Brief Description: Providing a business and occupation tax preference for behavioral health administrative services organizations.

Sponsors: Representatives Robinson, Chapman and Tharinger.

House Committee on Finance

Senate Committee on Ways & Means


Business and Occupation Tax.

Washington's major business tax is the business and occupation (B&O) tax. The B&O tax is imposed on the gross receipts of business activities conducted within the state, without any deduction for the costs of doing business. Businesses must pay the B&O tax even though they may not have any profits or may be operating at a loss.

A taxpayer may have more than one B&O tax rate, depending on the types of activities conducted. Major B&O tax rates are 0.471 percent for retailing; 0.484 percent for manufacturing, wholesaling, and extracting; and 1.5 percent for services and for activities not classified elsewhere. Several preferential rates also apply to specific business activities.

Government-Funded Behavioral Health Services.

Behavioral health services are treatments for mental health and substance use disorders.

Generally, state and federal funding for behavioral health services is distributed through behavioral health administrative services organizations (BHASO). A BHASO subcontracts with mental health and substance use disorder treatment providers, including health or social welfare organizations, to provide behavioral health services.

Business and Occupation Tax Deduction for Government-Funded Behavioral Health Care.

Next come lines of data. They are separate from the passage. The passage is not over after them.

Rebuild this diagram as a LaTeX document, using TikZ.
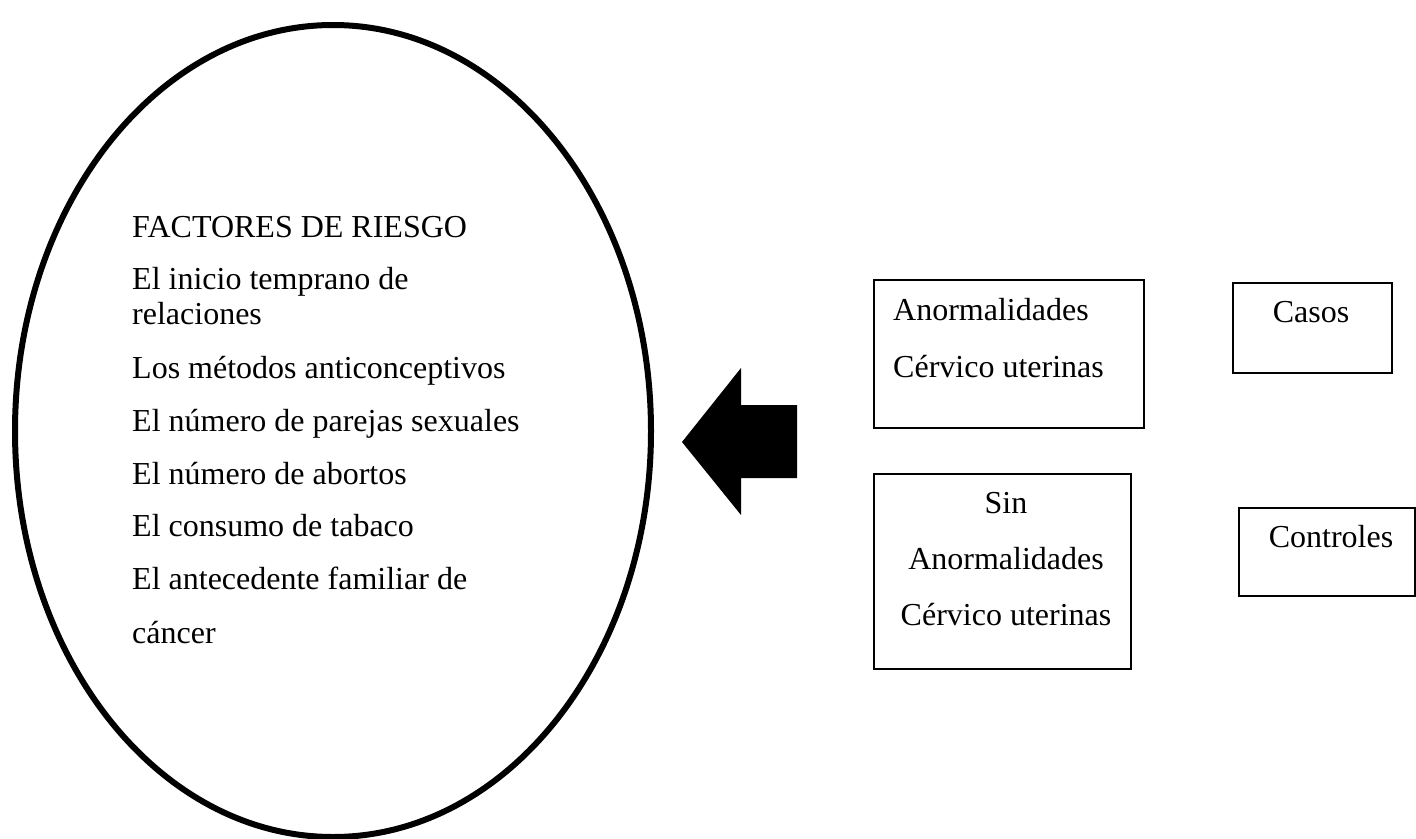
\documentclass[tikz,border=0pt]{standalone}
\usepackage{fontspec}
\setmainfont{Liberation Serif}
\usetikzlibrary{shapes.geometric}
\begin{document}
\begin{tikzpicture}[x=1pt,y=-1pt,
  txt/.style={inner sep=0pt, font=\fontsize{32}{38}\selectfont},
  boxnode/.style={draw, line width=2.2pt, inner sep=0pt, anchor=north west},
  oval/.style={draw, ellipse, line width=6pt, inner sep=0pt}]
\useasboundingbox (0,0) rectangle (1416,838);
% ellipse
\node[oval, minimum width=636pt, minimum height=812pt] (ell) at (333,431) {};
% texts in ellipse
\node[txt, anchor=base west] (t0) at (132,237) {FACTORES DE RIESGO};
\node[txt, anchor=base west] (t1) at (132,289) {El inicio temprano de};
\node[txt, anchor=base west] (t2) at (132,324) {relaciones};
\node[txt, anchor=base west] (t3) at (132,378) {Los métodos anticonceptivos};
\node[txt, anchor=base west] (t4) at (132,431) {El número de parejas sexuales};
\node[txt, anchor=base west] (t5) at (132,484) {El número de abortos};
\node[txt, anchor=base west] (t6) at (132,536) {El consumo de tabaco};
\node[txt, anchor=base west] (t7) at (132,589) {El antecedente familiar de};
\node[txt, anchor=base west] (t8) at (132,643) {cáncer};
% block arrow
\fill (682,442) -- (741,368) -- (741,405) -- (797,405) -- (797,478) -- (741,478) -- (741,515) -- cycle;
% boxes
\node[boxnode, minimum width=270pt, minimum height=148pt] (b1) at (873,279) {};
\node[txt, anchor=base west] (b1a) at (893,320) {Anormalidades};
\node[txt, anchor=base west] (b1b) at (893,377) {Cérvico uterinas};
\node[boxnode, minimum width=257pt, minimum height=195pt] (b2) at (873,473) {};
\node[txt, anchor=base] (b2a) at (1006,513) {Sin};
\node[txt, anchor=base] (b2b) at (1006,569) {Anormalidades};
\node[txt, anchor=base] (b2c) at (1006,625) {Cérvico uterinas};
\node[boxnode, minimum width=159pt, minimum height=90pt] (b3) at (1232,282) {};
\node[txt, anchor=base] (b3a) at (1311,322) {Casos};
\node[boxnode, minimum width=176pt, minimum height=88pt] (b4) at (1238,507) {};
\node[txt, anchor=base] (b4a) at (1331,547) {Controles};
\end{tikzpicture}
\end{document}
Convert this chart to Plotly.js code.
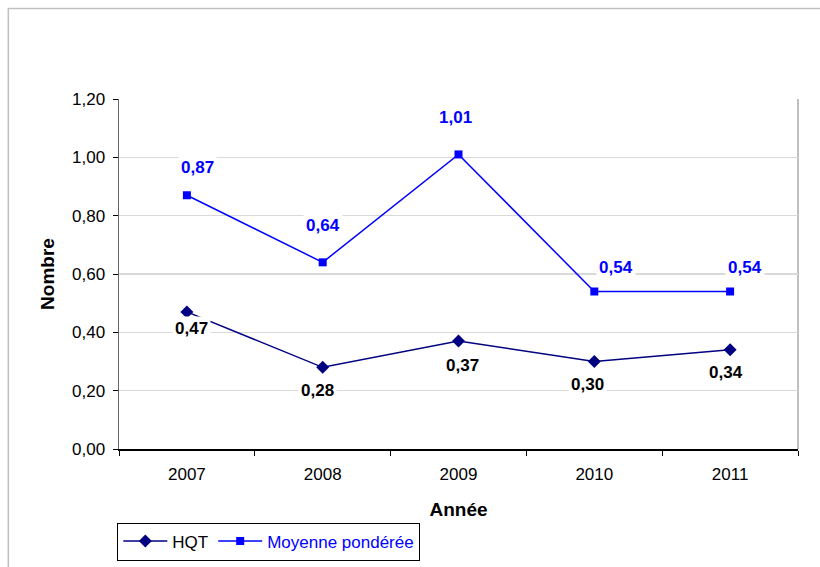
<!DOCTYPE html>
<html>
<head>
<meta charset="utf-8">
<script src="https://cdn.plot.ly/plotly-3.0.1.min.js"></script>
<style>
  html, body { margin: 0; padding: 0; background: #ffffff; }
  #chart { width: 820px; height: 567px; }
</style>
</head>
<body>
<div id="chart"></div>
<script>
// Années et séries
var annees = ['2007', '2008', '2009', '2010', '2011'];
var hqt = [0.47, 0.28, 0.37, 0.30, 0.34];
var moyenne = [0.87, 0.64, 1.01, 0.54, 0.54];

var nomHqt = 'HQT';
var nomMoyenne = 'Moyenne pondérée';

// Décalage des étiquettes de valeur (pixels) par rapport au point
var decalHqt = [[5, -17], [-5, -23], [4, -24], [-7, -23], [-4, -23]];
var decalMoy = [[11, 28], [0, 37], [-3, 37], [22, 24], [15, 24]];

var couleurHqt = '#000080';
var couleurMoy = '#0000FF';
var police = 'Liberation Sans, Arial, sans-serif';

function fmt(v) {
  return v.toFixed(2).replace('.', ',');
}

var traces = [
  {
    x: annees, y: hqt, name: nomHqt,
    type: 'scatter', mode: 'lines+markers',
    line: { color: couleurHqt, width: 1.5 },
    marker: { symbol: 'diamond', size: 10, color: couleurHqt },
    hoverinfo: 'skip'
  },
  {
    x: annees, y: moyenne,
    name: '<span style="color:' + couleurMoy + '">' + nomMoyenne + '</span>',
    type: 'scatter', mode: 'lines+markers',
    line: { color: couleurMoy, width: 1.5 },
    marker: { symbol: 'square', size: 8, color: couleurMoy },
    hoverinfo: 'skip'
  }
];

// Étiquettes de valeur sur fond blanc (position = indice de catégorie)
var etiquettes = [];
function ajouter(vals, decal, couleur) {
  vals.forEach(function (v, i) {
    etiquettes.push({
      x: i, y: v, xref: 'x', yref: 'y',
      text: '<b>' + fmt(v) + '</b>',
      showarrow: false,
      xshift: decal[i][0], yshift: decal[i][1],
      bgcolor: '#ffffff', borderpad: 2,
      font: { family: police, size: 17, color: couleur }
    });
  });
}
ajouter(hqt, decalHqt, '#000000');
ajouter(moyenne, decalMoy, couleurMoy);

var layout = {
  width: 820, height: 567,
  paper_bgcolor: '#ffffff', plot_bgcolor: '#ffffff',
  margin: { l: 118.7, r: 22.3, t: 98.7, b: 117.7, pad: 0, autoexpand: false },
  separators: ', ',
  font: { family: police, size: 17, color: '#000000' },
  showlegend: true,
  legend: {
    orientation: 'h', x: -0.0025, y: -0.21, xanchor: 'left', yanchor: 'top',
    bordercolor: '#000000', borderwidth: 1, bgcolor: '#ffffff',
    font: { family: police, size: 17, color: '#000000' },
    itemwidth: 44
  },
  xaxis: {
    type: 'category', range: [-0.5, 4.5],
    tickson: 'boundaries', ticks: 'outside', ticklen: 5, tickcolor: '#000000',
    showgrid: false, zeroline: false,
    showline: true, linecolor: '#000000', linewidth: 1.5,
    tickfont: { family: police, size: 17, color: '#000000' },
    ticklabelstandoff: 9,
    title: { text: '<b>Année</b>', font: { family: police, size: 19, color: '#000000' }, standoff: 20 },
    automargin: false,
    fixedrange: true
  },
  yaxis: {
    range: [0, 1.2], dtick: 0.2, tick0: 0, tickformat: '.2f',
    ticks: 'outside', ticklen: 5, tickcolor: '#000000',
    showgrid: true, gridcolor: '#D9D9D9', gridwidth: 1.5,
    zeroline: false,
    showline: true, linecolor: '#666666', linewidth: 1.5,
    tickfont: { family: police, size: 17, color: '#000000' },
    ticklabelstandoff: 4,
    title: { text: '<b>Nombre</b>', font: { family: police, size: 19, color: '#000000' }, standoff: 12 },
    automargin: false,
    fixedrange: true
  },
  shapes: [
    // cadre extérieur du graphique
    { type: 'rect', xref: 'paper', yref: 'paper', x0: -0.163, x1: 1.2, y0: -0.6, y1: 1.2587,
      line: { color: '#BFBFBF', width: 1.5 }, fillcolor: 'rgba(0,0,0,0)', layer: 'below' },
    // bord droit de la zone de traçage
    { type: 'line', xref: 'paper', yref: 'paper', x0: 1, x1: 1, y0: 0, y1: 1,
      line: { color: '#BFBFBF', width: 2 }, layer: 'below' }
  ],
  annotations: etiquettes
};

Plotly.newPlot('chart', traces, layout, { displayModeBar: false, staticPlot: true });
</script>
</body>
</html>
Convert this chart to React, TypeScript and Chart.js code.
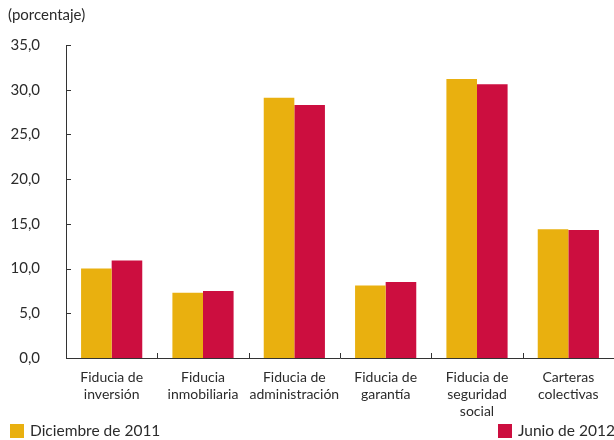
import React, { useEffect, useRef } from "react";
import { Chart, registerables } from "chart.js";

Chart.register(...registerables);

const categories: string[][] = [
  ["Fiducia de", "inversión"],
  ["Fiducia", "inmobiliaria"],
  ["Fiducia de", "administración"],
  ["Fiducia de", "garantía"],
  ["Fiducia de", "seguridad", "social"],
  ["Carteras", "colectivas"],
];
const seriesNames = ["Diciembre de 2011", "Junio de 2012"];
const dic2011 = [10.0, 7.3, 29.1, 8.1, 31.2, 14.4];
const jun2012 = [10.9, 7.5, 28.3, 8.5, 30.6, 14.3];
const yTicks = [0, 5, 10, 15, 20, 25, 30, 35];
const unitLabel = "(porcentaje)";

const YELLOW = "#E9B00F";
const RED = "#CC0E3F";
const AXIS = "#333333";
const TEXT = "#2b2b2b";
const FONT = "Lato, 'Noto Sans', sans-serif";

const decor = {
  id: "decor",
  afterDraw(chart: any) {
    const ctx = chart.ctx;
    const a = chart.chartArea;
    const y = chart.scales.y;
    const x = chart.scales.x;
    ctx.save();
    ctx.strokeStyle = AXIS;
    ctx.lineWidth = 1;
    yTicks.forEach((v) => {
      const py = Math.round(y.getPixelForValue(v)) + 0.5;
      ctx.beginPath();
      ctx.moveTo(a.left, py);
      ctx.lineTo(a.left + 5, py);
      ctx.stroke();
    });
    const n = categories.length;
    for (let i = 1; i < n; i++) {
      const px = Math.round((x.getPixelForValue(i - 1) + x.getPixelForValue(i)) / 2) + 0.5;
      ctx.beginPath();
      ctx.moveTo(px, a.bottom);
      ctx.lineTo(px, a.bottom - 5);
      ctx.stroke();
    }
    ctx.fillStyle = TEXT;
    ctx.font = `15px ${FONT}`;
    ctx.textBaseline = "middle";
    ctx.textAlign = "left";
    ctx.fillText(unitLabel, 8, 15);
    ctx.font = `15.5px ${FONT}`;
    ctx.fillStyle = YELLOW;
    ctx.fillRect(10, 424, 14, 14);
    ctx.fillStyle = TEXT;
    ctx.fillText(seriesNames[0], 30, 431);
    ctx.fillStyle = RED;
    ctx.fillRect(498, 424, 14, 14);
    ctx.fillStyle = TEXT;
    ctx.fillText(seriesNames[1], 518, 431);
    ctx.restore();
  },
};

export default function App() {
  const ref = useRef<HTMLCanvasElement | null>(null);
  useEffect(() => {
    document.body.style.margin = "0";
    const chart = new Chart(ref.current as HTMLCanvasElement, {
      type: "bar",
      data: {
        labels: categories as any,
        datasets: [
          { label: seriesNames[0], data: dic2011, backgroundColor: YELLOW, barPercentage: 1, categoryPercentage: 0.67 },
          { label: seriesNames[1], data: jun2012, backgroundColor: RED, barPercentage: 1, categoryPercentage: 0.67 },
        ],
      },
      options: {
        animation: false,
        responsive: false,
        layout: { padding: { top: 45, right: 0, left: 0, bottom: 0 } },
        plugins: { legend: { display: false }, tooltip: { enabled: false }, title: { display: false } },
        scales: {
          x: {
            grid: { display: false, drawTicks: false },
            border: { display: true, color: AXIS, width: 1 },
            ticks: { color: TEXT, font: { family: FONT, size: 14, lineHeight: 1.22 }, padding: 11, maxRotation: 0, autoSkip: false },
            afterFit(s: any) { s.height = 82; },
          },
          y: {
            min: 0,
            max: 35,
            grid: { display: false, drawTicks: false },
            border: { display: true, color: AXIS, width: 1 },
            ticks: {
              stepSize: 5,
              color: TEXT,
              font: { family: FONT, size: 15 },
              padding: 26,
              callback: (v: any) => Number(v).toFixed(1).replace(".", ","),
            },
            afterFit(s: any) { s.width = 66; },
          },
        },
      },
      plugins: [decor],
    });
    return () => chart.destroy();
  }, []);
  return <canvas ref={ref} width={614} height={440} style={{ display: "block" }} />;
}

Health or social welfare organizations and BHASOs were permitted to deduct certain amounts of government funding spent on behavioral health services. This preference expired January 1, 2020.

Tax Preferences.

A range of tax preferences confer reduced tax liability upon a designated class of taxpayer. Tax preferences include tax exclusions, deductions, exemptions, preferential tax rates, deferrals, and credits. There are over 650 tax preferences, including a variety of sales and use tax exemptions. Legislation that establishes or expands a tax preference must include a Tax Preference Performance Statement that identifies the public policy objective of the preference, as well as specific metrics that the Joint Legislative Audit and Review Committee may use to evaluate the effectiveness of the preference. All new tax preferences automatically expire after 10 years unless an alternative expiration date is provided.


Health or social welfare organizations may take a business and occupation (B&O) tax deduction on amounts received as compensation for providing mental health services or substance use disorder treatment services under a government-funded program.

Behavioral health administrative services organizations may take a B&O tax deduction on amounts received from the state for the distribution to a health or social welfare organization that is also eligible for the deduction.

Taxpayers claiming a deduction are required to file an annual tax performance report with the Department of Revenue.

The tax preference expires January 1, 2031.